Смирись, Яр, ты для неё брат и всегда им был.
Пальцы Айлин порхали. Я молча наслаждался этими нехитрыми прикосновениями. Она решила на всякий случай заклеить совсем мелкие ранки на предплечьях, и я не удержался от того, чтобы воспользоваться последними минутами наедине. Ведь когда она сделает свою работу, предлога оставаться в спальне сводной сестры не останется, верно?
— А вообще, кто-то на сегодняшнем вечере тебе понравился?
Язык мой — враг мой.
Айлин вскинула на меня голубые, как ясное небо в горах, глаза. Но вместо того чтобы поинтересоваться причиной моего любопытства, она лишь прикусила губу, на миг раздумывая.

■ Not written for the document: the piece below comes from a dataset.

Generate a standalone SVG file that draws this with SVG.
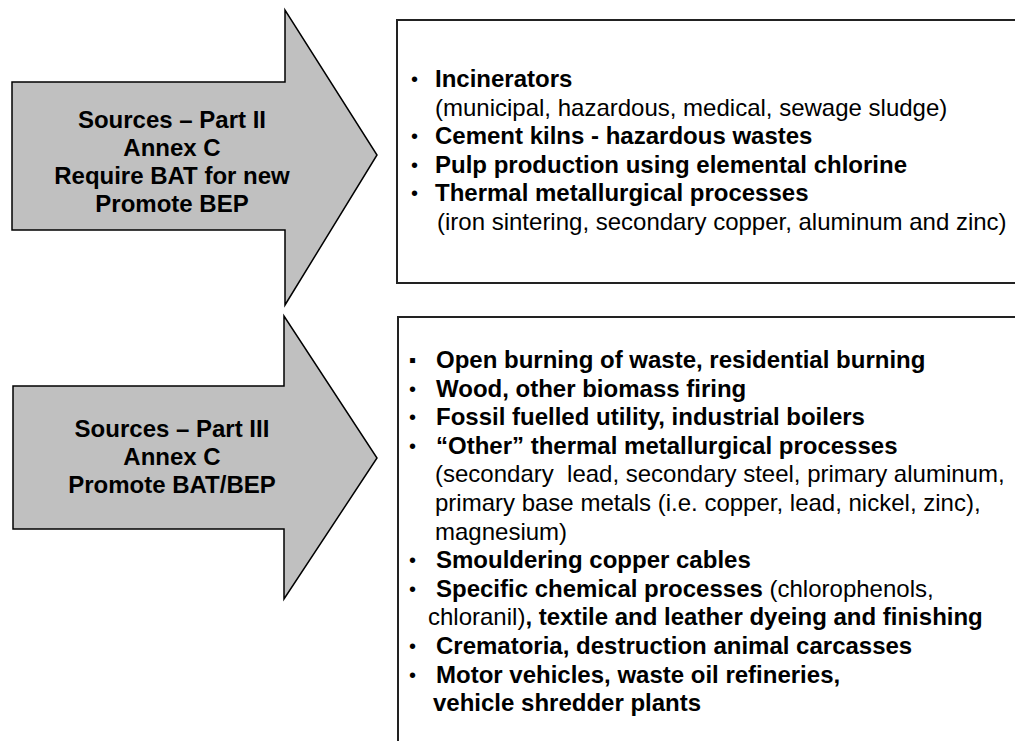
<svg xmlns="http://www.w3.org/2000/svg" width="1015" height="741" viewBox="0 0 1015 741">
<style>
  text { font-family: "Liberation Sans", Arial, sans-serif; fill: #000; }
  .arrow { fill: #c0c0c0; stroke: #000; stroke-width: 1.5; stroke-linejoin: miter; }
  .box { fill: #fff; stroke: #222; stroke-width: 2; }
  .lbl { font-size: 24px; font-weight: bold; text-anchor: middle; }
  .b { font-size: 24px; font-weight: bold; }
  .r { font-size: 24px; font-weight: normal; }
  .dot { font-size: 20px; }
</style>
<rect x="0" y="0" width="1015" height="741" fill="#fff"/>

<g id="arrow-part2">
  <polygon class="arrow" points="12,82 285,82 285,10 377,155 285,305 285,230 12,230"/>
  <text class="lbl" x="172" y="128">Sources – Part II</text>
  <text class="lbl" x="172" y="156">Annex C</text>
  <text class="lbl" x="172" y="184">Require BAT for new</text>
  <text class="lbl" x="172" y="212">Promote BEP</text>
</g>

<g id="box-part2">
  <path class="box" d="M1016,20 H397 V283 H1016"/>
  <text class="dot" x="411" y="86">•</text>
  <text class="b" x="435" y="87">Incinerators</text>
  <text class="r" x="435" y="115.6">(municipal, hazardous, medical, sewage sludge)</text>
  <text class="dot" x="411" y="143">•</text>
  <text class="b" x="435" y="144.2">Cement kilns - hazardous wastes</text>
  <text class="dot" x="411" y="172">•</text>
  <text class="b" x="435" y="172.8">Pulp production using elemental chlorine</text>
  <text class="dot" x="411" y="200">•</text>
  <text class="b" x="435" y="201.4">Thermal metallurgical processes</text>
  <text class="r" x="437" y="230">(iron sintering, secondary copper, aluminum and zinc)</text>
</g>

<g id="arrow-part3">
  <polygon class="arrow" points="13,386 284,386 284,316 377,458 284,599 284,529 13,529"/>
  <text class="lbl" x="172" y="437">Sources – Part III</text>
  <text class="lbl" x="172" y="465">Annex C</text>
  <text class="lbl" x="172" y="493">Promote BAT/BEP</text>
</g>

<g id="box-part3">
  <path class="box" d="M1016,317 H398 V745"/>
  <text class="dot" x="409" y="367">▪</text>
  <text class="b" x="436" y="368">Open burning of waste, residential burning</text>
  <text class="dot" x="409" y="396">•</text>
  <text class="b" x="436" y="396.6">Wood, other biomass firing</text>
  <text class="dot" x="409" y="424">•</text>
  <text class="b" x="436" y="425.2">Fossil fuelled utility, industrial boilers</text>
  <text class="dot" x="409" y="453">•</text>
  <text class="b" x="436" y="453.8">“Other” thermal metallurgical processes</text>
  <text class="r" x="435" y="482.4" xml:space="preserve">(secondary  lead, secondary steel, primary aluminum,</text>
  <text class="r" x="435" y="511">primary base metals (i.e. copper, lead, nickel, zinc),</text>
  <text class="r" x="435" y="539.6">magnesium)</text>
  <text class="dot" x="409" y="567">•</text>
  <text class="b" x="436" y="568.2">Smouldering copper cables</text>
  <text class="dot" x="409" y="596">•</text>
  <text x="436" y="596.8"><tspan class="b">Specific chemical processes</tspan><tspan class="r"> (chlorophenols,</tspan></text>
  <text x="428" y="625.4"><tspan class="r">chloranil)</tspan><tspan class="b">, textile and leather dyeing and finishing</tspan></text>
  <text class="dot" x="409" y="653">•</text>
  <text class="b" x="436" y="654">Crematoria, destruction animal carcasses</text>
  <text class="dot" x="409" y="682">•</text>
  <text class="b" x="436" y="682.6">Motor vehicles, waste oil refineries,</text>
  <text class="b" x="433" y="711.2">vehicle shredder plants</text>
</g>
</svg>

— Все молодые цварги приятные и милые, однако никто мне не симпатичен настолько, чтобы я захотела продолжить знакомство. Но если кто-то понравится, обещаю, ты узнаешь первым. — Она мило улыбнулась и добавила: — Яр, ты же мой самый близкий друг и защитник с двенадцати лет. Я прибегала к тебе даже с разбитыми коленками. Неужели ты думаешь, я не приду посоветоваться насчёт жениха? — Айлин ловко наклеила последний пластырь. — Готово!
Друг. Защитник. Посоветоваться насчёт жениха.
Эти слова ударили под дых сильнее, чем любой спарринг-партнёр, когда-либо укладывавший меня на татами. Я даже не понял, как перестал дышать. Я молча кивнул, опасаясь, что голос предаст меня. Любые слова сейчас прозвучали бы или фальшиво, или вовсе неуместно.
— Спасибо за доверие… — наконец выдал я и потянулся к рубашке. Она лежала тут же, окровавленная и мятая.
— О, подожди, давай я тебе свежую дам.
— Давай.
Айлин вскочила с кровати, вновь рванула куда-то, но этот раз не к шкафам, а в гардеробную. Через несколько секунд она протянула мою же рубашку, только чистую.
— Это домработница перепутала, когда вещи раскладывала… — пробормотала Айлин с красными, очевидно, от беготни, щеками. — Я всё хотела отдать, да забывала…
— Ничего страшного. — Я кивнул, набросил сорочку и принялся застёгивать пуговицы — самые обыкновенные, не магнитные — дань старинной моде на Цварге.
— А эту я постираю и потом отдам! — Она ловко вытянула у меня из пальцев окровавленную рубашку.